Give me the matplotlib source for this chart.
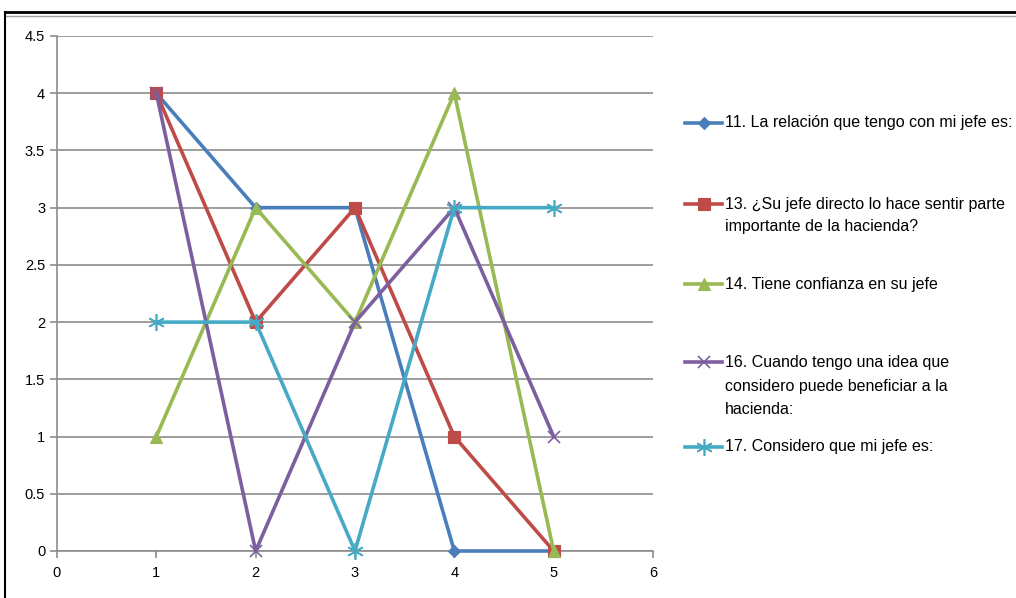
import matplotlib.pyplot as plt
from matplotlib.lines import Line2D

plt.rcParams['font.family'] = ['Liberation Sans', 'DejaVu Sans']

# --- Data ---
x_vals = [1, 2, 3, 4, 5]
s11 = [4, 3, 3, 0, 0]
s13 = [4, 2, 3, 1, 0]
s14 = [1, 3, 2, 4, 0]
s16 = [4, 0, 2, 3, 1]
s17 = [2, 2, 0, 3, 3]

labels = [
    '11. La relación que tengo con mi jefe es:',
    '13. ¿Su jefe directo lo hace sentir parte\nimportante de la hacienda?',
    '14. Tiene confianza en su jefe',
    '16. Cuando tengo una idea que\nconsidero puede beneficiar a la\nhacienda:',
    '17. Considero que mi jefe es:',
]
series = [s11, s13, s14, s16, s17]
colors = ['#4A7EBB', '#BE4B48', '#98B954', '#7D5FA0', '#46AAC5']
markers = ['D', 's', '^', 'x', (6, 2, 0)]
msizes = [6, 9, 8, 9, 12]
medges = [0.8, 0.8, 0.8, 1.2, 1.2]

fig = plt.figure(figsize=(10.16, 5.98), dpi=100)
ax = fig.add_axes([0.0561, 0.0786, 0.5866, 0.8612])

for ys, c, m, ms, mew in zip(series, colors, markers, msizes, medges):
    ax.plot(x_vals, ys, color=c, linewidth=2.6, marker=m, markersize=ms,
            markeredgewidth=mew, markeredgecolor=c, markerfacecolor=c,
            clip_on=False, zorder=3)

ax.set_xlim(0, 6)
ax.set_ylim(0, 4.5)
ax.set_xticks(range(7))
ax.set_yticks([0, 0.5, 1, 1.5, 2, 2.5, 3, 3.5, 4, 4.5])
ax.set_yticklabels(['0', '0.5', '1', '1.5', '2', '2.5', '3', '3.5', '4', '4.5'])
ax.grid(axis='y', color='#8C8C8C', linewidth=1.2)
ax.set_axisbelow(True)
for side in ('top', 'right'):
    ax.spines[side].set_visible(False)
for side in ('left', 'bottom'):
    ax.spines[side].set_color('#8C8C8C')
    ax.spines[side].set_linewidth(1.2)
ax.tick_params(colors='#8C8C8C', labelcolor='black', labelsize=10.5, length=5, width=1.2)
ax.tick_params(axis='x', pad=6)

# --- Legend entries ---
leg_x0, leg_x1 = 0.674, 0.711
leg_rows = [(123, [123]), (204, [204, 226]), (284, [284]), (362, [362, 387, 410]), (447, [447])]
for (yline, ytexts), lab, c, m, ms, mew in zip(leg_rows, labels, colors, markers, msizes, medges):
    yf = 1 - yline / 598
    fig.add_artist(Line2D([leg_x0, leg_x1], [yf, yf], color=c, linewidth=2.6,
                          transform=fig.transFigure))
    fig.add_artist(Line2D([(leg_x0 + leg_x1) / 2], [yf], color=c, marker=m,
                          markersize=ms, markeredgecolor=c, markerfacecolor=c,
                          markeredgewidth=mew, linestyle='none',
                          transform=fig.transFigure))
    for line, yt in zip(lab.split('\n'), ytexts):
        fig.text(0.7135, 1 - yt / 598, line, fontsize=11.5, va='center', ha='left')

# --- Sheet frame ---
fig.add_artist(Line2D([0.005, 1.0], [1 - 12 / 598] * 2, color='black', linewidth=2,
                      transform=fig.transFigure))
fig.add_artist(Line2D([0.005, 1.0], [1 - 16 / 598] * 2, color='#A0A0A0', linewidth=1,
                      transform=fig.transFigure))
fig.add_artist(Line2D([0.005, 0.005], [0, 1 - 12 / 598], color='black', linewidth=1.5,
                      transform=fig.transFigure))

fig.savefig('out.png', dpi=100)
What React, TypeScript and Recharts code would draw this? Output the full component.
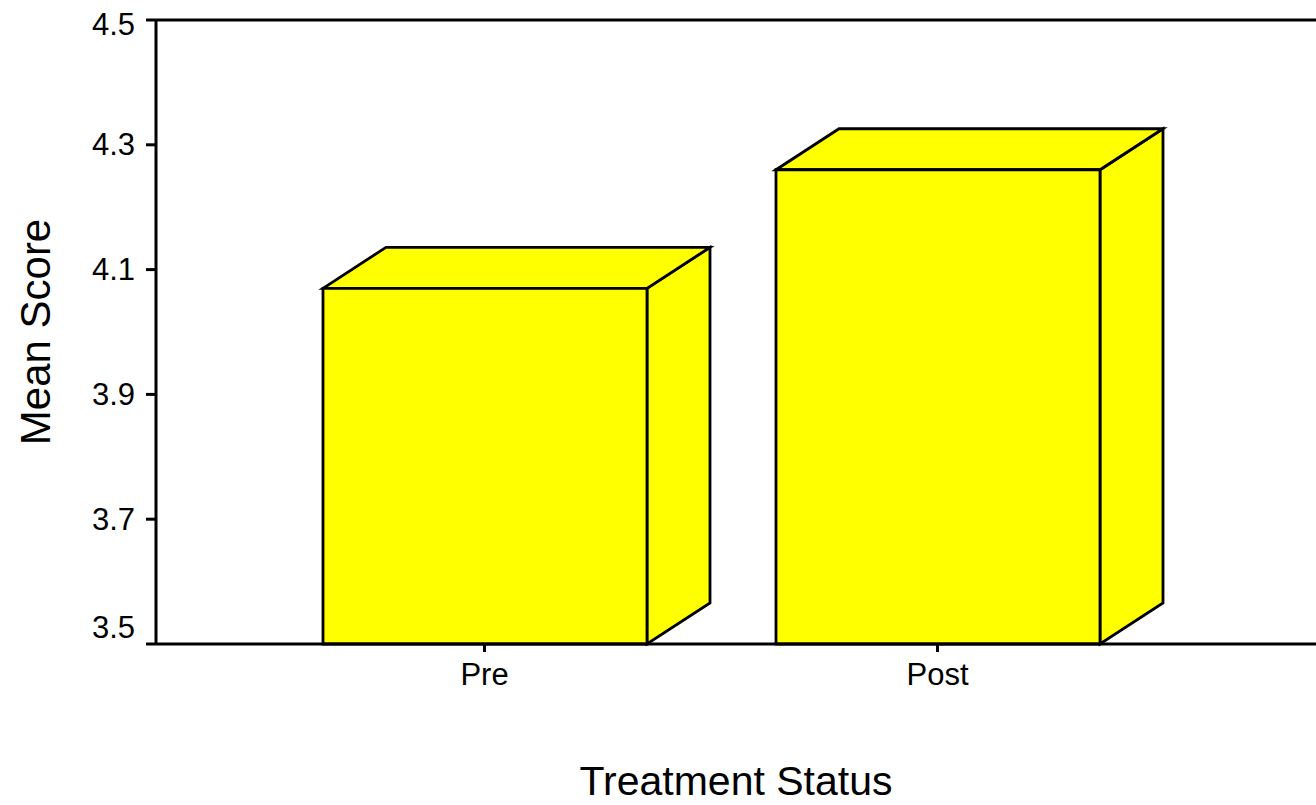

__Required work__.
Reproduce every entry word for word, but skip any pictures.

__Result of this exercise__.
Give me the matplotlib source for this chart.
import matplotlib.pyplot as plt
from matplotlib.lines import Line2D

plt.rcParams['font.family'] = ['Liberation Sans', 'DejaVu Sans']

# --- Data ---
x_vals = [1, 2, 3, 4, 5]
s11 = [4, 3, 3, 0, 0]
s13 = [4, 2, 3, 1, 0]
s14 = [1, 3, 2, 4, 0]
s16 = [4, 0, 2, 3, 1]
s17 = [2, 2, 0, 3, 3]

labels = [
    '11. La relación que tengo con mi jefe es:',
    '13. ¿Su jefe directo lo hace sentir parte\nimportante de la hacienda?',
    '14. Tiene confianza en su jefe',
    '16. Cuando tengo una idea que\nconsidero puede beneficiar a la\nhacienda:',
    '17. Considero que mi jefe es:',
]
series = [s11, s13, s14, s16, s17]
colors = ['#4A7EBB', '#BE4B48', '#98B954', '#7D5FA0', '#46AAC5']
markers = ['D', 's', '^', 'x', (6, 2, 0)]
msizes = [6, 9, 8, 9, 12]
medges = [0.8, 0.8, 0.8, 1.2, 1.2]

fig = plt.figure(figsize=(10.16, 5.98), dpi=100)
ax = fig.add_axes([0.0561, 0.0786, 0.5866, 0.8612])

for ys, c, m, ms, mew in zip(series, colors, markers, msizes, medges):
    ax.plot(x_vals, ys, color=c, linewidth=2.6, marker=m, markersize=ms,
            markeredgewidth=mew, markeredgecolor=c, markerfacecolor=c,
            clip_on=False, zorder=3)

ax.set_xlim(0, 6)
ax.set_ylim(0, 4.5)
ax.set_xticks(range(7))
ax.set_yticks([0, 0.5, 1, 1.5, 2, 2.5, 3, 3.5, 4, 4.5])
ax.set_yticklabels(['0', '0.5', '1', '1.5', '2', '2.5', '3', '3.5', '4', '4.5'])
ax.grid(axis='y', color='#8C8C8C', linewidth=1.2)
ax.set_axisbelow(True)
for side in ('top', 'right'):
    ax.spines[side].set_visible(False)
for side in ('left', 'bottom'):
    ax.spines[side].set_color('#8C8C8C')
    ax.spines[side].set_linewidth(1.2)
ax.tick_params(colors='#8C8C8C', labelcolor='black', labelsize=10.5, length=5, width=1.2)
ax.tick_params(axis='x', pad=6)

# --- Legend entries ---
leg_x0, leg_x1 = 0.674, 0.711
leg_rows = [(123, [123]), (204, [204, 226]), (284, [284]), (362, [362, 387, 410]), (447, [447])]
for (yline, ytexts), lab, c, m, ms, mew in zip(leg_rows, labels, colors, markers, msizes, medges):
    yf = 1 - yline / 598
    fig.add_artist(Line2D([leg_x0, leg_x1], [yf, yf], color=c, linewidth=2.6,
                          transform=fig.transFigure))
    fig.add_artist(Line2D([(leg_x0 + leg_x1) / 2], [yf], color=c, marker=m,
                          markersize=ms, markeredgecolor=c, markerfacecolor=c,
                          markeredgewidth=mew, linestyle='none',
                          transform=fig.transFigure))
    for line, yt in zip(lab.split('\n'), ytexts):
        fig.text(0.7135, 1 - yt / 598, line, fontsize=11.5, va='center', ha='left')

# --- Sheet frame ---
fig.add_artist(Line2D([0.005, 1.0], [1 - 12 / 598] * 2, color='black', linewidth=2,
                      transform=fig.transFigure))
fig.add_artist(Line2D([0.005, 1.0], [1 - 16 / 598] * 2, color='#A0A0A0', linewidth=1,
                      transform=fig.transFigure))
fig.add_artist(Line2D([0.005, 0.005], [0, 1 - 12 / 598], color='black', linewidth=1.5,
                      transform=fig.transFigure))

fig.savefig('out.png', dpi=100)
What React, TypeScript and Recharts code would draw this? Output the full component.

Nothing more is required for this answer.